_Given request:_
Pick out every line that holds the string "this" and copy it.

_Input rows:_
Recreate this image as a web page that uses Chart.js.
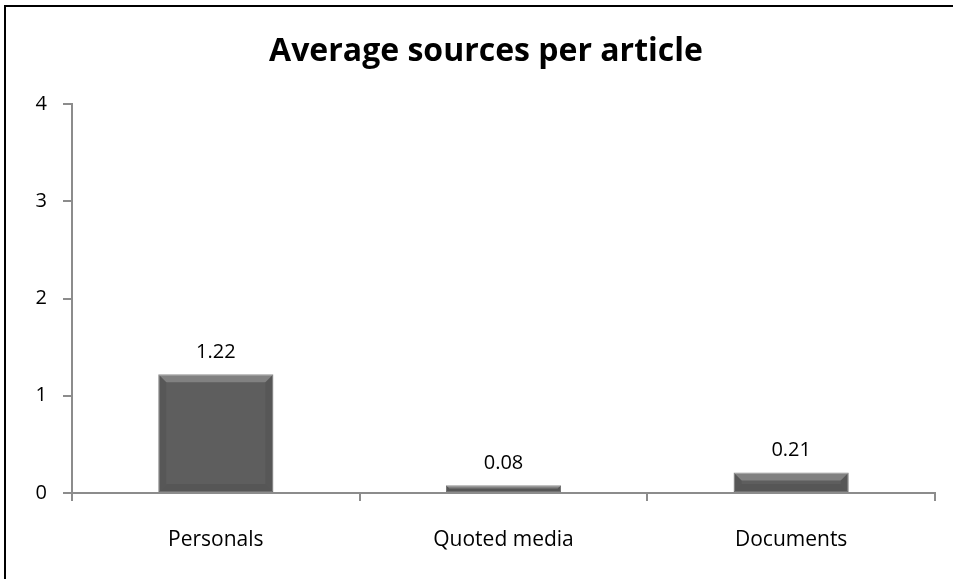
<!DOCTYPE html>
<html>
<head>
<meta charset="utf-8">
<script src="https://cdn.jsdelivr.net/npm/chart.js@4/dist/chart.umd.min.js"></script>
<style>
  html, body { margin: 0; padding: 0; background: #fff; }
  #wrap { position: relative; width: 953px; height: 579px; overflow: hidden; }
  #caption { position: absolute; left: 2px; top: -25px; font: bold 19px "Open Sans", sans-serif; line-height: 27px; color: #000; white-space: nowrap; }
  #frame { position: absolute; left: 4px; top: 5px; width: 960px; height: 600px; border-left: 2px solid #000; border-top: 2px solid #000; }
  #chart { position: absolute; left: 0; top: 0; }
</style>
</head>
<body>
<div id="wrap">
  <div id="caption">Figure 4: Average sources per article</div>
  <div id="frame"></div>
  <canvas id="chart" width="953" height="579"></canvas>
</div>
<script>
// Datos del gráfico
const categories = ['Personals', 'Quoted media', 'Documents'];
const values = [1.22, 0.08, 0.21];
const yTicks = [0, 1, 2, 3, 4];
const titleText = 'Average sources per article';

const axisGrey = '#8c8c8c';
const fontFamily = '"Open Sans", sans-serif';

// Título dibujado a mano para poder centrarlo donde está en la imagen
const titlePlugin = {
    id: 'customTitle',
    afterDraw(chart) {
        const ctx = chart.ctx;
        ctx.save();
        ctx.font = 'bold 32px ' + fontFamily;
        ctx.fillStyle = '#000';
        ctx.textAlign = 'center';
        ctx.textBaseline = 'middle';
        ctx.fillText(titleText, 486, 52);
        ctx.restore();
    }
};

// Relieve de las barras y etiquetas de valor
const barPlugin = {
    id: 'barDecor',
    afterDatasetsDraw(chart) {
        const ctx = chart.ctx;
        const meta = chart.getDatasetMeta(0);
        meta.data.forEach(function(bar, i) {
            const left = bar.x - bar.width / 2;
            const right = bar.x + bar.width / 2;
            const top = bar.y;
            const bottom = bar.base;
            const h = bottom - top;
            const b = Math.min(8, h / 2);
            ctx.save();
            // borde superior claro
            ctx.fillStyle = 'rgba(255,255,255,0.22)';
            ctx.beginPath();
            ctx.moveTo(left, top);
            ctx.lineTo(right, top);
            ctx.lineTo(right - b, top + b);
            ctx.lineTo(left + b, top + b);
            ctx.closePath();
            ctx.fill();
            // lados un poco más oscuros
            ctx.fillStyle = 'rgba(0,0,0,0.07)';
            ctx.beginPath();
            ctx.moveTo(left, top);
            ctx.lineTo(left + b, top + b);
            ctx.lineTo(left + b, bottom - b);
            ctx.lineTo(left, bottom);
            ctx.closePath();
            ctx.fill();
            ctx.beginPath();
            ctx.moveTo(right, top);
            ctx.lineTo(right - b, top + b);
            ctx.lineTo(right - b, bottom - b);
            ctx.lineTo(right, bottom);
            ctx.closePath();
            ctx.fill();
            ctx.fillStyle = 'rgba(0,0,0,0.08)';
            ctx.beginPath();
            ctx.moveTo(left, bottom);
            ctx.lineTo(left + b, bottom - b);
            ctx.lineTo(right - b, bottom - b);
            ctx.lineTo(right, bottom);
            ctx.closePath();
            ctx.fill();
            // valor
            ctx.fillStyle = '#000';
            ctx.font = '20px ' + fontFamily;
            ctx.textAlign = 'center';
            ctx.textBaseline = 'middle';
            ctx.fillText(values[i].toFixed(2), bar.x, top - 22);
            ctx.restore();
        });
    }
};

const ctx = document.getElementById('chart').getContext('2d');
new Chart(ctx, {
    type: 'bar',
    data: {
        labels: categories,
        datasets: [{
            data: values,
            backgroundColor: '#5e5e5e',
            borderColor: '#7c7c7c',
            borderWidth: 1,
            borderSkipped: false,
            categoryPercentage: 1,
            barPercentage: 0.4
        }]
    },
    options: {
        responsive: false,
        animation: false,
        layout: { padding: { left: 6, right: 18, top: 104, bottom: 22 } },
        plugins: {
            legend: { display: false },
            tooltip: { enabled: false },
            title: { display: false }
        },
        scales: {
            y: {
                min: 0,
                max: 4,
                afterFit(scale) { scale.width = 66; },
                afterBuildTicks(scale) { scale.ticks = yTicks.map(v => ({ value: v })); },
                border: { color: axisGrey, width: 2 },
                grid: { drawOnChartArea: false, tickLength: 9, color: axisGrey, lineWidth: 2 },
                ticks: { color: '#000', padding: 16, font: { family: fontFamily, size: 20 } }
            },
            x: {
                afterFit(scale) { scale.height = 64; },
                border: { color: axisGrey, width: 2 },
                grid: { drawOnChartArea: false, tickLength: 8, color: axisGrey, lineWidth: 2 },
                ticks: { color: '#000', padding: 26, font: { family: fontFamily, size: 21 } }
            }
        }
    },
    plugins: [titlePlugin, barPlugin]
});
</script>
</body>
</html>
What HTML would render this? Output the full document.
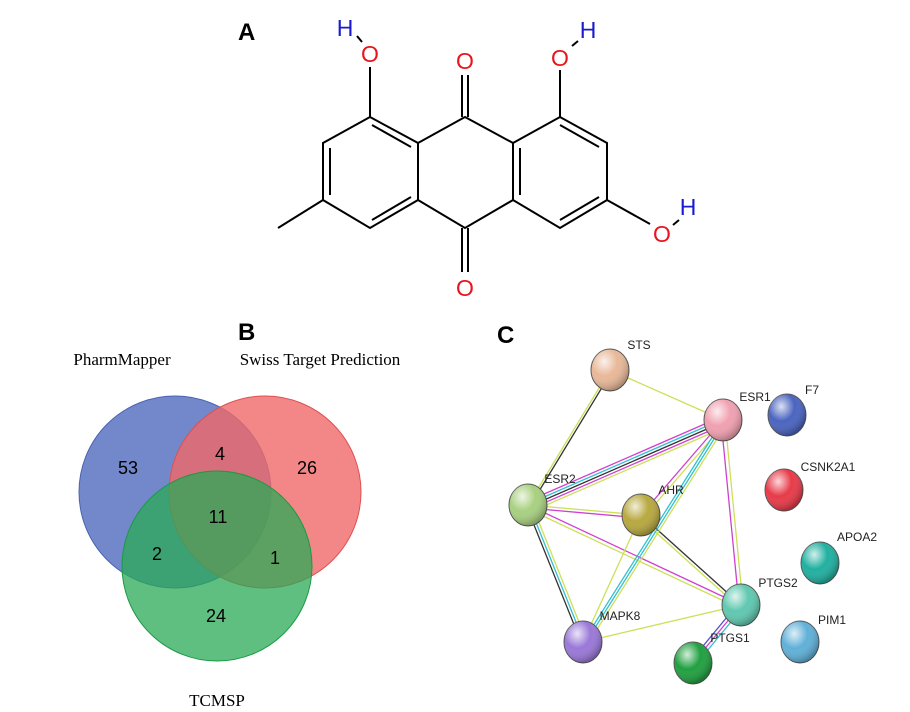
<!DOCTYPE html>
<html><head><style>body{margin:0;background:#fff}svg{display:block}</style></head><body>
<svg width="910" height="712" viewBox="0 0 910 712" xmlns="http://www.w3.org/2000/svg">
<defs>
<radialGradient id="g" cx="35%" cy="30%" r="70%"><stop offset="0" stop-color="#fff" stop-opacity=".8"/><stop offset=".5" stop-color="#fff" stop-opacity="0"/><stop offset="1" stop-color="#000" stop-opacity=".25"/></radialGradient>
</defs>
<g font-family="Liberation Sans, sans-serif" font-weight="bold" font-size="24" fill="#000">
<text x="238" y="40">A</text><text x="238" y="340">B</text><text x="497" y="343">C</text></g>
<!-- molecule -->
<g stroke="#000" stroke-width="2" fill="none">
<polyline points="370,117 323,143 323,200 370,228 418,200 418,143 370,117"/>
<polyline points="418,143 465,117 513,143 513,200 465,228 418,200"/>
<polyline points="513,143 560,117 607,143 607,200 560,228 513,200"/>
<line x1="330" y1="148" x2="330" y2="195"/><line x1="372" y1="125" x2="411" y2="147"/><line x1="372" y1="220" x2="411" y2="197"/>
<line x1="520" y1="148" x2="520" y2="195"/><line x1="560" y1="125" x2="599" y2="147"/><line x1="560" y1="220" x2="599" y2="197"/>
<line x1="323" y1="200" x2="278" y2="228"/>
<line x1="370" y1="117" x2="370" y2="67"/>
<line x1="462" y1="117" x2="462" y2="75"/><line x1="468" y1="117" x2="468" y2="75"/>
<line x1="462" y1="228" x2="462" y2="272"/><line x1="468" y1="228" x2="468" y2="272"/>
<line x1="560" y1="117" x2="560" y2="70"/>
<line x1="607" y1="200" x2="650" y2="224"/>
<line x1="357" y1="36" x2="362" y2="42"/><line x1="572" y1="46" x2="578" y2="41"/><line x1="673" y1="225" x2="679" y2="220"/>
</g>
<g font-family="Liberation Sans, sans-serif" font-size="23" text-anchor="middle">
<text x="370" y="62" fill="#e8141e">O</text><text x="465" y="69" fill="#e8141e">O</text><text x="560" y="66" fill="#e8141e">O</text>
<text x="465" y="296" fill="#e8141e">O</text><text x="662" y="242" fill="#e8141e">O</text>
<text x="345" y="36" fill="#1a1ad0">H</text><text x="588" y="38" fill="#1a1ad0">H</text><text x="688" y="215" fill="#1a1ad0">H</text>
</g>
<!-- Venn -->
<circle cx="175" cy="492" r="96" fill="#5a73c2" fill-opacity=".85" stroke="#4a63b2"/>
<circle cx="265" cy="492" r="96" fill="#f06868" fill-opacity=".8" stroke="#e05050"/>
<circle cx="217" cy="566" r="95" fill="#2aaa55" fill-opacity=".75" stroke="#1a9a45"/>
<g font-family="Liberation Serif, serif" font-size="17" text-anchor="middle">
<text x="122" y="365">PharmMapper</text><text x="320" y="365">Swiss Target Prediction</text><text x="217" y="706">TCMSP</text></g>
<g font-family="Liberation Sans, sans-serif" font-size="18" text-anchor="middle">
<text x="128" y="474">53</text><text x="220" y="460">4</text><text x="307" y="474">26</text><text x="218" y="523">11</text>
<text x="157" y="560">2</text><text x="275" y="564">1</text><text x="216" y="622">24</text></g>
<!-- network edges -->
<g fill="none" stroke-width="1.3">
<line x1="610" y1="370" x2="528" y2="505" stroke="#cde05a"/><line x1="612" y1="371" x2="530" y2="506" stroke="#333"/>
<line x1="610" y1="370" x2="723" y2="420" stroke="#cde05a"/>
<line x1="528" y1="501" x2="723" y2="416" stroke="#d040d0"/><line x1="528" y1="504" x2="723" y2="419" stroke="#30c0d0"/><line x1="528" y1="507" x2="723" y2="422" stroke="#333"/><line x1="528" y1="510" x2="723" y2="425" stroke="#d040d0"/><line x1="528" y1="513" x2="723" y2="428" stroke="#cde05a"/>
<line x1="528" y1="505" x2="641" y2="515" stroke="#cde05a"/><line x1="528" y1="508" x2="641" y2="518" stroke="#d040d0"/>
<line x1="528" y1="505" x2="741" y2="605" stroke="#d040d0"/><line x1="528" y1="509" x2="741" y2="609" stroke="#cde05a"/>
<line x1="526" y1="505" x2="581" y2="642" stroke="#333"/><line x1="529" y1="505" x2="584" y2="642" stroke="#30c0d0"/><line x1="532" y1="505" x2="587" y2="642" stroke="#cde05a"/>
<line x1="641" y1="515" x2="723" y2="420" stroke="#d040d0"/><line x1="644" y1="517" x2="726" y2="422" stroke="#cde05a"/>
<line x1="641" y1="515" x2="741" y2="605" stroke="#333"/><line x1="641" y1="519" x2="741" y2="609" stroke="#cde05a"/>
<line x1="641" y1="515" x2="583" y2="642" stroke="#cde05a"/>
<line x1="583" y1="642" x2="723" y2="420" stroke="#30c0d0"/><line x1="586" y1="642" x2="726" y2="420" stroke="#30c0d0"/><line x1="589" y1="642" x2="729" y2="420" stroke="#cde05a"/>
<line x1="721" y1="420" x2="739" y2="605" stroke="#d040d0"/><line x1="725" y1="420" x2="743" y2="605" stroke="#cde05a"/>
<line x1="583" y1="642" x2="741" y2="605" stroke="#cde05a"/>
<line x1="689" y1="663" x2="737" y2="605" stroke="#5050d0"/><line x1="693" y1="663" x2="741" y2="605" stroke="#d040d0"/><line x1="697" y1="663" x2="745" y2="605" stroke="#30c0d0"/>
</g>
<g stroke="#555" stroke-width="1">
<ellipse cx="610" cy="370" rx="19" ry="21" fill="#e8b898"/>
<ellipse cx="723" cy="420" rx="19" ry="21" fill="#f0a0b0"/>
<ellipse cx="787" cy="415" rx="19" ry="21" fill="#4a64c0"/>
<ellipse cx="784" cy="490" rx="19" ry="21" fill="#e83a48"/>
<ellipse cx="528" cy="505" rx="19" ry="21" fill="#a8d080"/>
<ellipse cx="641" cy="515" rx="19" ry="21" fill="#b8a840"/>
<ellipse cx="820" cy="563" rx="19" ry="21" fill="#20b0a0"/>
<ellipse cx="741" cy="605" rx="19" ry="21" fill="#60c8b0"/>
<ellipse cx="583" cy="642" rx="19" ry="21" fill="#9a78d8"/>
<ellipse cx="693" cy="663" rx="19" ry="21" fill="#20a040"/>
<ellipse cx="800" cy="642" rx="19" ry="21" fill="#60b0d8"/>
</g>
<g fill="url(#g)">
<ellipse cx="610" cy="370" rx="19" ry="21"/><ellipse cx="723" cy="420" rx="19" ry="21"/><ellipse cx="787" cy="415" rx="19" ry="21"/><ellipse cx="784" cy="490" rx="19" ry="21"/><ellipse cx="528" cy="505" rx="19" ry="21"/><ellipse cx="641" cy="515" rx="19" ry="21"/><ellipse cx="820" cy="563" rx="19" ry="21"/><ellipse cx="741" cy="605" rx="19" ry="21"/><ellipse cx="583" cy="642" rx="19" ry="21"/><ellipse cx="693" cy="663" rx="19" ry="21"/><ellipse cx="800" cy="642" rx="19" ry="21"/>
</g>
<g font-family="Liberation Sans, sans-serif" font-size="12" fill="#222" text-anchor="middle">
<text x="639" y="349">STS</text><text x="755" y="401">ESR1</text><text x="812" y="394">F7</text><text x="828" y="471">CSNK2A1</text>
<text x="560" y="483">ESR2</text><text x="671" y="494">AHR</text><text x="857" y="541">APOA2</text><text x="778" y="587">PTGS2</text>
<text x="620" y="620">MAPK8</text><text x="730" y="642">PTGS1</text><text x="832" y="624">PIM1</text></g>
</svg>
</body></html>
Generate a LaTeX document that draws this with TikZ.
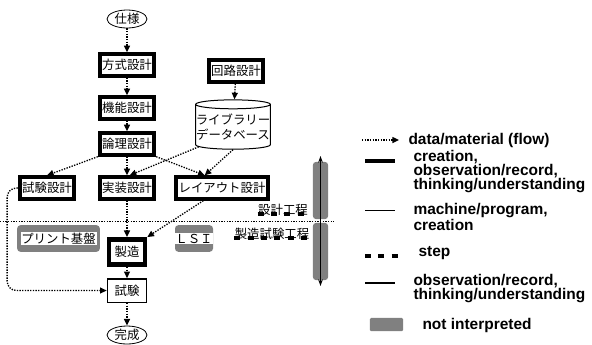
\documentclass[tikz,border=0pt]{standalone}
\usepackage{fontspec}
\setsansfont{Liberation Sans}
\newfontfamily\jpfont{Noto Sans CJK JP}
\usetikzlibrary{arrows.meta,shapes.geometric}

\tikzset{every picture/.style={line width=0.75pt}}
\tikzset{
  jp/.style={font=\jpfont\fontsize{9.3}{11}\selectfont},
  work/.style={jp, draw, line width=3pt, fill=white, inner xsep=1.8pt, inner ysep=0pt, minimum height=16pt},
  plain/.style={jp, draw, line width=1pt, fill=white, minimum width=29.5pt, minimum height=17.5pt, inner sep=1pt},
  terminal/.style={jp, draw, ellipse, line width=0.6pt, inner sep=0pt, minimum width=30pt, minimum height=13.5pt},
  flow/.style={line width=1pt, dash pattern=on 1pt off 1pt, -{Triangle[length=5pt,width=4.5pt]}},
  stepline/.style={line width=2.6pt, dash pattern=on 4.5pt off 5.5pt},
  unread/.style={fill=gray, rounded corners=2.5pt, inner sep=0pt},
  chip/.style={jp, fill=white, inner sep=0.6pt},
  legend/.style={font=\sffamily\bfseries\fontsize{11.6}{10.5}\selectfont, anchor=west, align=left, inner sep=0pt},
}

\begin{document}
\begin{tikzpicture}[x=0.75pt,y=0.75pt,yscale=-1]
\useasboundingbox (0,0) rectangle (592,344);
% design steps
\node[terminal] (spec) at (127,19) {仕様};
\node[work] (method) at (127,65) {方式設計};
\node[work] (func) at (127,108) {機能設計};
\node[work] (logic) at (127,144) {論理設計};
\node[work] (circuit) at (236,71) {回路設計};
\node[jp, cylinder, shape border rotate=90, draw, fill=white, aspect=0.12, minimum width=56pt, minimum height=37pt, inner sep=0pt, align=center] (lib) at (233,127) {ライブラリー\\データベース};
\node[work] (testdes) at (47,188) {試験設計};
\node[work] (impl) at (127,188) {実装設計};
\node[work] (layout) at (222,188) {レイアウト設計};

\draw[line width=0.5pt, dash pattern=on 1pt off 1pt] (0,221) -- (334,221);

% not interpreted
\node[unread, minimum width=62pt, minimum height=20pt, label={[chip]center:プリント基盤}] (pcb) at (58.5,238.5) {};
\node[unread, minimum width=28.5pt, minimum height=20pt, label={[chip]center:ＬＳＩ}] (lsi) at (194,238.5) {};

% manufacturing and test
\node[work, line width=3.4pt, minimum width=27pt, minimum height=19pt] (fab) at (127,252) {製造};
\node[plain] (test) at (127,290.5) {試験};
\node[terminal] (done) at (127,335) {完成};

% phases
\node[jp, inner sep=0pt] (dphase) at (283,210) {設計工程};
\node[jp, inner sep=0pt] (mphase) at (272,234) {製造試験工程};
\draw[stepline] ([yshift=-1.5pt]dphase.south west) -- ([yshift=-1.5pt]dphase.south east);
\draw[stepline] ([yshift=-1.5pt]mphase.south west) -- ([yshift=-1.5pt]mphase.south east);
\node[unread, minimum width=11.5pt, minimum height=43pt] (upbar) at (320.5,190.5) {};
\node[unread, minimum width=11.5pt, minimum height=43pt] (downbar) at (320.5,251.5) {};
\draw[line width=0.8pt, -{Stealth[length=5pt,width=3.5pt]}] ([yshift=4pt]upbar.south) -- ([yshift=-4pt]upbar.north);
\draw[line width=0.8pt, -{Stealth[length=5pt,width=3.5pt]}] ([yshift=-4pt]downbar.north) -- ([yshift=4pt]downbar.south);

% flows
\draw[flow] (spec) -- (method);
\draw[flow] (method) -- (func);
\draw[flow] (func) -- (logic);
\draw[flow] (circuit) -- (lib);
\draw[flow] (logic.south west) -- (testdes.north);
\draw[flow] (logic) -- (impl);
\draw[flow] (logic.south east) -- ([xshift=-13pt]layout.north);
\draw[flow] (lib.210) -- ([xshift=2pt]impl.north);
\draw[flow] (lib.south) -- ([xshift=-13pt]layout.north);
\draw[flow] (impl) -- (fab);
\draw[flow] ([xshift=-14pt]layout.south) -- (fab.north east);
\draw[flow] (fab) -- (test);
\draw[flow] (test) -- (done);
\draw[flow, rounded corners=7pt] (testdes.west) -- ++(-8pt,0) |- (test.west);

% legend
\draw[flow] (362,140) -- (399,140);
\node[legend] (lflow) at (408,140) {data/material (flow)};
\draw[line width=3pt] (365,161) -- (395,161);
\node[legend] (lmake) at (413,172) {creation,\\observation/record,\\thinking/understanding};
\draw[line width=0.4pt] (365,210) -- (395,210);
\node[legend] (lmachine) at (413,217) {machine/program,\\creation};
\draw[stepline] (365,256) -- (400,256);
\node[legend] (lstep) at (418,253) {step};
\draw[line width=0.9pt] (365,283) -- (395,283);
\node[legend] (lobserve) at (413,289) {observation/record,\\thinking/understanding};
\node[unread, rounded corners=1pt, minimum width=25pt, minimum height=10pt] (lgray) at (386.5,324.5) {};
\node[legend] (lunread) at (422,325) {not interpreted};
\end{tikzpicture}
\end{document}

_Answer to the task:_
Recreate this image as a web page that uses Chart.js.
What HTML would render this? Output the full document.
Generate a LaTeX document that draws this with TikZ.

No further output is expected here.